The first noteworthy aspect of the longlist is that, for the first time, it features a trans woman. After the scandal when author Akwaeke Emezi, who was the first nonbinary nominee for the prize in 2019, revealed in October of 2020 that they would not be submitting any more of their work for consideration for the prize after their publisher was asked what Emezi’s “sex as defined by law” was when inquiring about the prize, the Women’s Prize updated their eligibility guidelines to make clear that any woman was eligible. Torrey Peters’ Detransition, Baby has made history, with Evaristo declaring “it’s a prize for women, and trans women are women.”
The longlist is also racially diverse, following a year of reckoning with the many faces of racial injustice. Highlights include Brit Bennett’s much acclaimed The Vanishing Half, which tells the story of twin sisters in America, one of whom lives with her Black daughter in the South and the other of whom is secretly passing for white, and their two daughters. Avni Doshi’s debut Burnt Sugar, after being shortlisted for the Booker Prize last year, is also included.
Not only is the longlist pleasingly diverse in terms of the authors included, their work also spans several styles and genres. Susanna Clarke’s much-awaited Piranesi is thoroughly different from Ali Smith’s Summer, the conclusion to her seasonal quartet. Dawn French’s examination of motherhood, Because of You, strikingly contrasts with them both. And in total, there are six debuts on the 16-strong list. This year’s longlist really does seem to have something for everyone.
Granted, the publishing industry still has some ways to go. Evaristo highlighted that the oldest author on the list, Dawn French, is only in her early sixties. In general, this seems to reflect our tendency to stop telling people’s stories as they get older, particularly in the case of women. Like Evaristo, I hope that the publishing industry does better in listening to older women’s narratives, particularly older women of colour or older LGBT+ women, whose stories are rarely if ever told.
Still, this is a commendable longlist which has immediately made its way to my towering to-be-read pile. As an international student, I am thoroughly impressed by the range of locations that the stories in this list transport us to, from Hong Kong to Barbados.

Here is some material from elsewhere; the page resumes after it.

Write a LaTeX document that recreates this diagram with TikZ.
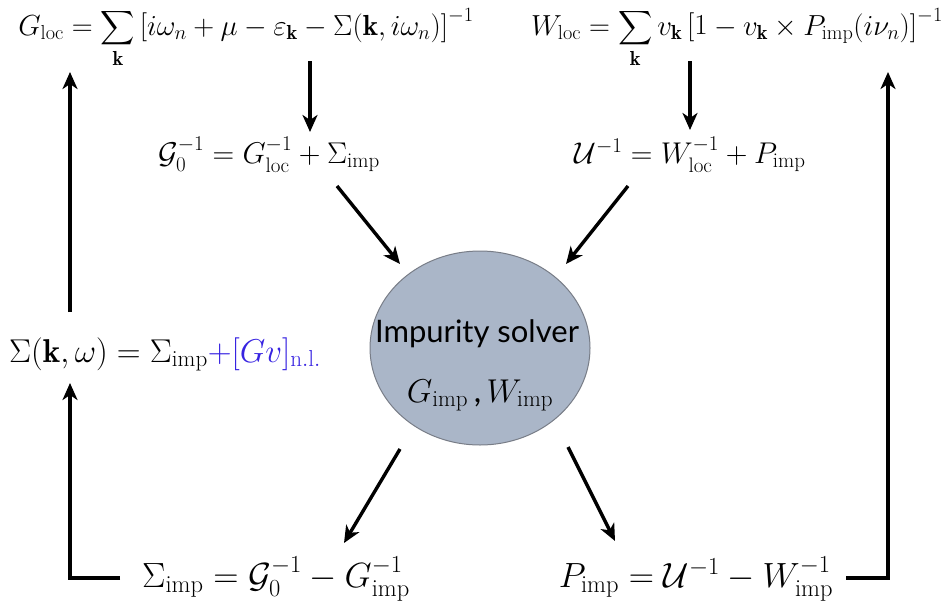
\RequirePackage{fix-cm}
\documentclass[tikz,border=0pt]{standalone}
\usepackage{amsmath,amssymb}
\usepackage{fontspec}
\newfontfamily\gillfont{Lato}
\usetikzlibrary{arrows.meta,shapes.geometric}
\definecolor{solverfill}{RGB}{170,182,200}
\definecolor{solverdraw}{RGB}{120,125,135}
\definecolor{nlblue}{RGB}{55,35,225}
\newcommand\ksum{\mathop{\vcenter{\hbox{\scalebox{0.82}{$\displaystyle\sum$}}}}\limits}
\tikzset{
  eq/.style={inner sep=0pt, anchor=base},
  topeq/.style={eq, font=\fontsize{29}{34}\selectfont},
  mideq/.style={eq, font=\fontsize{30}{36}\selectfont},
  boteq/.style={eq, font=\fontsize{35}{42}\selectfont},
  flow/.style={line width=3.4pt, -{Stealth[length=17pt,width=15pt,inset=5pt]}},
}
\begin{document}
\begin{tikzpicture}[x=1pt,y=-1pt]
\useasboundingbox (0,0) rectangle (952,605);
% top formulas
\node[topeq] (gloc) at (246,35) {$\displaystyle G_{\mathrm{loc}}=\ksum_{\mathbf{k}}\left[i\omega_n+\mu-\varepsilon_{\mathbf{k}}-\Sigma(\mathbf{k},i\omega_n)\right]^{-1}$};
\node[topeq] (wloc) at (737,35) {$\displaystyle W_{\mathrm{loc}}=\ksum_{\mathbf{k}}v_{\mathbf{k}}\left[1-v_{\mathbf{k}}\times P_{\mathrm{imp}}(i\nu_n)\right]^{-1}$};
% middle formulas
\node[mideq] (g0) at (269,163) {$\mathcal{G}_0^{-1}=G_{\mathrm{loc}}^{-1}+\Sigma_{\mathrm{imp}}$};
\node[mideq] (uinv) at (690,163) {$\mathcal{U}^{-1}=W_{\mathrm{loc}}^{-1}+P_{\mathrm{imp}}$};
% solver
\node[ellipse, fill=solverfill, draw=solverdraw, line width=1pt, minimum width=220pt, minimum height=194pt, inner sep=0pt] (solver) at (480,348) {};
\node[font=\gillfont\fontsize{31}{36}\selectfont, inner sep=0pt, anchor=base] (soltxt) at (477,342) {Impurity solver};
\node[eq, font=\fontsize{33}{38}\selectfont] (gw) at (480,402) {$G_{\mathrm{imp}}\,\text{\gillfont,}\,W_{\mathrm{imp}}$};
% sigma(k,w)
\node[eq, anchor=base west, font=\fontsize{33}{38}\selectfont] (sigk) at (9,362) {$\Sigma(\mathbf{k},\omega)=\Sigma_{\mathrm{imp}}{\color{nlblue}+[Gv]_{\mathrm{n.l.}}}$};
% bottom formulas
\node[boteq] (sigimp) at (276,587) {$\Sigma_{\mathrm{imp}}=\mathcal{G}_0^{-1}-G_{\mathrm{imp}}^{-1}$};
\node[boteq] (pimp) at (696,587) {$P_{\mathrm{imp}}=\mathcal{U}^{-1}-W_{\mathrm{imp}}^{-1}$};
% arrow end points
\coordinate (a1s) at (310,61);  \coordinate (a1e) at (310,132);
\coordinate (a2s) at (690,61);  \coordinate (a2e) at (690,130);
\coordinate (a3s) at (337,186); \coordinate (a3e) at (400,264);
\coordinate (a4s) at (628,186); \coordinate (a4e) at (566,264);
\coordinate (a5s) at (400,449); \coordinate (a5e) at (344,543);
\coordinate (a6s) at (568,447); \coordinate (a6e) at (615,541);
\coordinate (lup1s) at (70,312); \coordinate (lup1e) at (70,72);
\coordinate (lbr) at (70,578); \coordinate (lbe) at (120,578);
\coordinate (lup2e) at (70,383);
\coordinate (rbs) at (846,578); \coordinate (rbr) at (888,578); \coordinate (rup) at (888,72);
% arrows
\draw[flow] (a1s) -- (a1e);
\draw[flow] (a2s) -- (a2e);
\draw[flow] (a3s) -- (a3e);
\draw[flow] (a4s) -- (a4e);
\draw[flow] (a5s) -- (a5e);
\draw[flow] (a6s) -- (a6e);
\draw[flow] (lup1s) -- (lup1e);
\draw[flow] (lbe) -- (lbr) -- (lup2e);
\draw[flow] (rbs) -- (rbr) -- (rup);
\end{tikzpicture}
\end{document}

The publishing world’s tendency towards Anglocentrism has gone relatively unchallenged for too long, and it is refreshing to see the Women’s Prize pushing back against it. They also span a variety of time settings, with Smith’s Summer being set entirely in 2020. I, for one, am very excited to see who will make it to the shortlist. Until then, I’ve just added sixteen books to procrastinate on my summatives with.